On a spring day with streams of commuters descending the stairs, nothing could look more ordinary, but seventy-two years ago, tragedy unfolded on those steps. Little is known of the biggest civilian disaster of the Second World War, but in less than 30 seconds, 173 people, were crushed to death on the stairway that led down to what was then an underground shelter.
Not a single German bomb was dropped but, in the time it took for the air raid siren to sound, the narrow corridor was converted into a charnel house as a horrifying crush of people piled helplessly one on top of another.

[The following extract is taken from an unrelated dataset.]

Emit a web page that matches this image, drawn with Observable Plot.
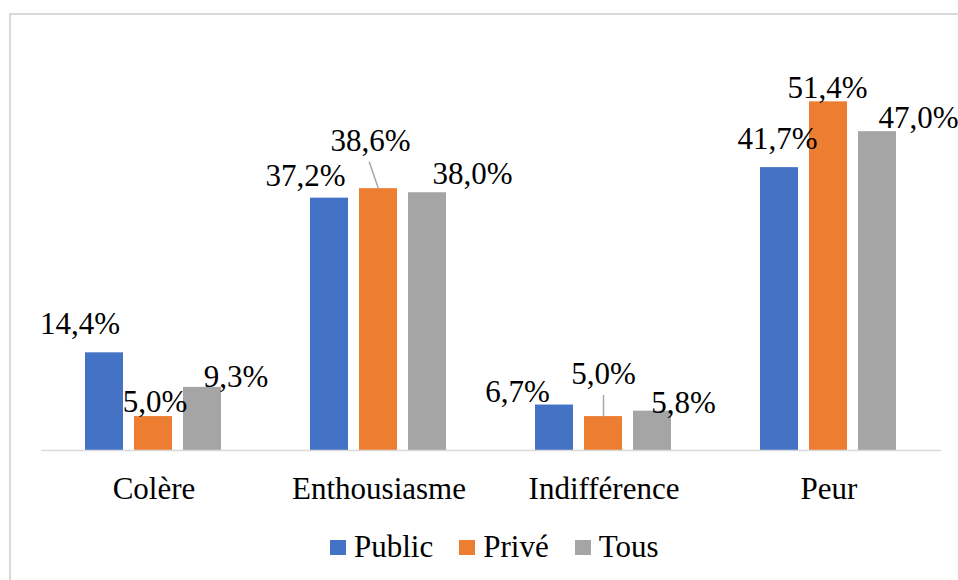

After the searchlights went on, an anti-aircraft battery in nearby Victoria Park launched a salvo of new rockets and, fearing a bomb, the crowd surged forward. A mother carrying a baby tripped on the stairs and, like a pack of cards, the shelterers fell, one by one. The scenes were unimaginable on that bleak March night in 1943.
My reason for wanting to visit the sight where so many people died wasn’t born out of morbid curiosity, however. I was there to research it as I had already decided to feature the Tube disaster in the novel I was writing. Set in the East End of London, Secrets of the Singer Girls attempts to unravel the mysteries that bind four machinists who work sewing Navy and Army uniforms for the troops. The research I had already conducted revealed a world of poverty, grim survival, immense bravery and human tragedy in wartime Bethnal Green. But it was discovering that I shared a name with a victim who died in the disaster which leant a deep poignancy to my research. Just who was the other Kate Thompson, and what led her to flee to the so-called sanctuary of the underground that fateful day?
Cursory research did not bode well. Kate was at the Black Horse pub in her favourite fur-collared coat when the sirens went off. She was a 63-year-old mother of nine, living in one of Bethnal Green’s roughest areas, when she perished. It would be easy to dismiss Kate as a victim battling for survival but to do so would be foolish. A closer examination into her life revealed some surprising results.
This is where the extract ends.